§ Given instruction: Copy out each line that has "chart" in it.

Start

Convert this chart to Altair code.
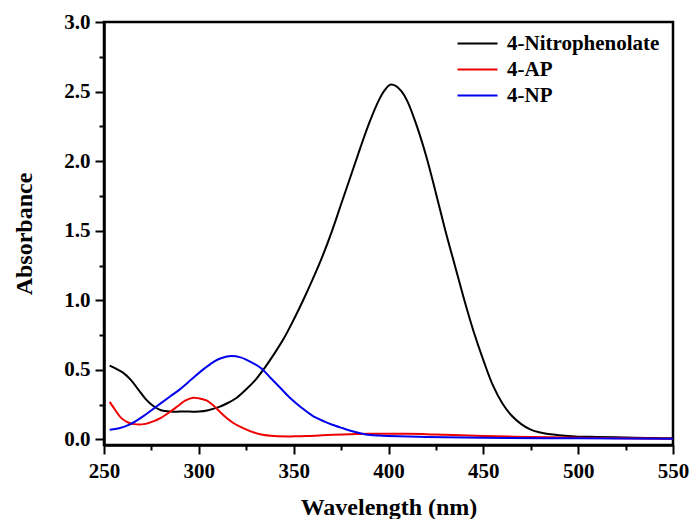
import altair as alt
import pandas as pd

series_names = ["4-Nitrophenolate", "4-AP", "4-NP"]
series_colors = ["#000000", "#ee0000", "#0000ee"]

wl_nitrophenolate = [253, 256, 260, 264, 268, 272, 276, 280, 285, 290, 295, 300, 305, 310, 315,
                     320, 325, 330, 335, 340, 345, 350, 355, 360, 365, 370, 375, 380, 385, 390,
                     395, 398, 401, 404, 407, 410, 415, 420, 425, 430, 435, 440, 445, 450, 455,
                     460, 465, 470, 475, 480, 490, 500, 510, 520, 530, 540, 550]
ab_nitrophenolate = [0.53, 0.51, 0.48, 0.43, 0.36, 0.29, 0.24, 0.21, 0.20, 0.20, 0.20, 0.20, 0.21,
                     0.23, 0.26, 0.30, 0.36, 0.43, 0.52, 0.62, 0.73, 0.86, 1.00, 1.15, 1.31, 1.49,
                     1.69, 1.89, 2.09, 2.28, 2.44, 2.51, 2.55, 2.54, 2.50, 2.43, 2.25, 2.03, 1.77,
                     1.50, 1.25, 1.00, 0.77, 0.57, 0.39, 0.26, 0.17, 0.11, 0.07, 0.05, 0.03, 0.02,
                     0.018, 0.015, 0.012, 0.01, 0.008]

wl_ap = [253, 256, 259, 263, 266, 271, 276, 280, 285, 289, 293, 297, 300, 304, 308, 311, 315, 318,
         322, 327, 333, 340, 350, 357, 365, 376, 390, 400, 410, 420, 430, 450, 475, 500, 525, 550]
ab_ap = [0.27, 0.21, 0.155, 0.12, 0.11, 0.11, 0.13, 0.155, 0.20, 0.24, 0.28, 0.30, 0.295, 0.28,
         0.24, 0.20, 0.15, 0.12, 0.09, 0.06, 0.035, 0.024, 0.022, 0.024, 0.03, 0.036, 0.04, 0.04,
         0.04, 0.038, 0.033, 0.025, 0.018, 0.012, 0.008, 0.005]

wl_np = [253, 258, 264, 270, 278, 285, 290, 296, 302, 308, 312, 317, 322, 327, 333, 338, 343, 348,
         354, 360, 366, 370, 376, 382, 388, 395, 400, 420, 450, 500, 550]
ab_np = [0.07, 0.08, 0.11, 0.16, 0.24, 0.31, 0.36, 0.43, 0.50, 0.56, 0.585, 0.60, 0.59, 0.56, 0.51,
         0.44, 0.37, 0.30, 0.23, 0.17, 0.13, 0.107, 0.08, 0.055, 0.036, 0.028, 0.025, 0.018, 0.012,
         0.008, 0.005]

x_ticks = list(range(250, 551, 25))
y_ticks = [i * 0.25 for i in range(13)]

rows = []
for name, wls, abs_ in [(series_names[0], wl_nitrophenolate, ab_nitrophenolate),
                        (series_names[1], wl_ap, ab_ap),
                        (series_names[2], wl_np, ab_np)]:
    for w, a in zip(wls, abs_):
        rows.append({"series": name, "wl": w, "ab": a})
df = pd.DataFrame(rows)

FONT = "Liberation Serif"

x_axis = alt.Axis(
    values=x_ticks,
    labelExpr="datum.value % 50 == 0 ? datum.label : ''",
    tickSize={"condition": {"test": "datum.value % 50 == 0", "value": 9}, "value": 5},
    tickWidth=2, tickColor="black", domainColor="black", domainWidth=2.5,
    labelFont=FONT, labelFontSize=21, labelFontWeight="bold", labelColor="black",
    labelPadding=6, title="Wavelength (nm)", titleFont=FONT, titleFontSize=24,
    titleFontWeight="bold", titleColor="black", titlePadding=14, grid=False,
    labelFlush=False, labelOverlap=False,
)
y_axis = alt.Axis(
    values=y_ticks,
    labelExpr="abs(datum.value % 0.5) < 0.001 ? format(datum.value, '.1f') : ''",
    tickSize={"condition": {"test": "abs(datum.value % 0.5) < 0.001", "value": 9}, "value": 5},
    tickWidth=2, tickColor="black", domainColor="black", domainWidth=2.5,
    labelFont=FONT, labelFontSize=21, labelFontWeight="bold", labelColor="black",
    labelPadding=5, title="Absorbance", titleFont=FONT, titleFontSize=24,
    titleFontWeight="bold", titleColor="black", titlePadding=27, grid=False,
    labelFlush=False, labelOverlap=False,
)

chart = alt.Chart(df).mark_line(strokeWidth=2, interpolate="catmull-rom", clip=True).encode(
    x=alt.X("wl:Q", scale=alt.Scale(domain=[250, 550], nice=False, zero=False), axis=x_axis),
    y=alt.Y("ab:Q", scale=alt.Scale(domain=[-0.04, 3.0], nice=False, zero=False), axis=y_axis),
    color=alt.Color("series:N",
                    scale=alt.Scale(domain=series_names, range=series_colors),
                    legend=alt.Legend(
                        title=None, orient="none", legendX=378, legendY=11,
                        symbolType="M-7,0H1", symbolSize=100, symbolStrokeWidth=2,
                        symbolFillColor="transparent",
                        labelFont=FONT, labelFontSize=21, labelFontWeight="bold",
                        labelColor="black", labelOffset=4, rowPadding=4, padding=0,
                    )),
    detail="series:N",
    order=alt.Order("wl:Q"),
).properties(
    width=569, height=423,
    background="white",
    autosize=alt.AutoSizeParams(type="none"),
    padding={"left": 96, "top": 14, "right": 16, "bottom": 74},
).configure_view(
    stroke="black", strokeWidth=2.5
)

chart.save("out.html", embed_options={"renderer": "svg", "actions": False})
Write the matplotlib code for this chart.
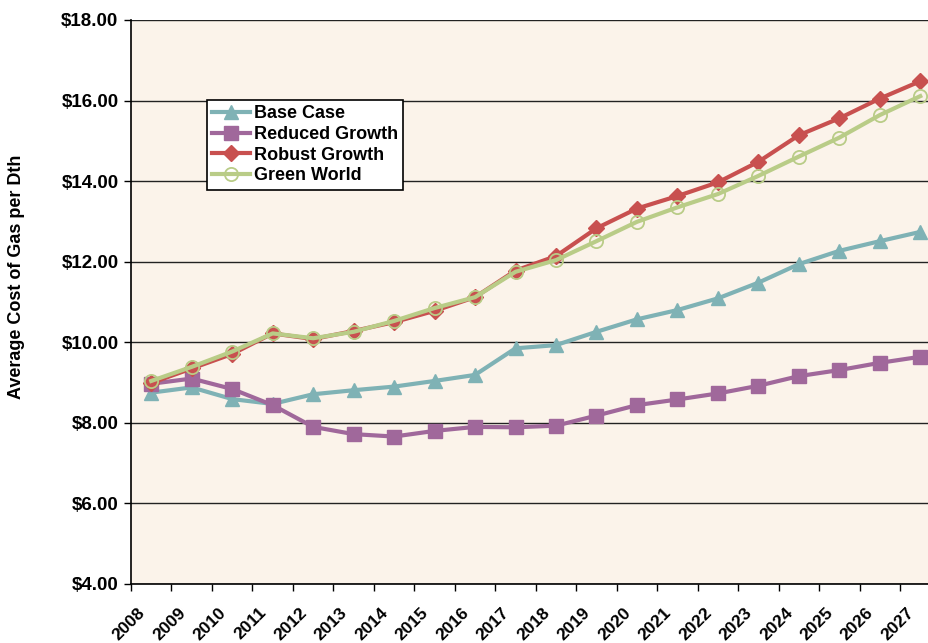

End

§ Expected answer:
Convert this chart to Altair code.
chart = alt.Chart(df).mark_line(strokeWidth=2, interpolate="catmull-rom", clip=True).encode(
chart.save("out.html", embed_options={"renderer": "svg", "actions": False})
Write the matplotlib code for this chart.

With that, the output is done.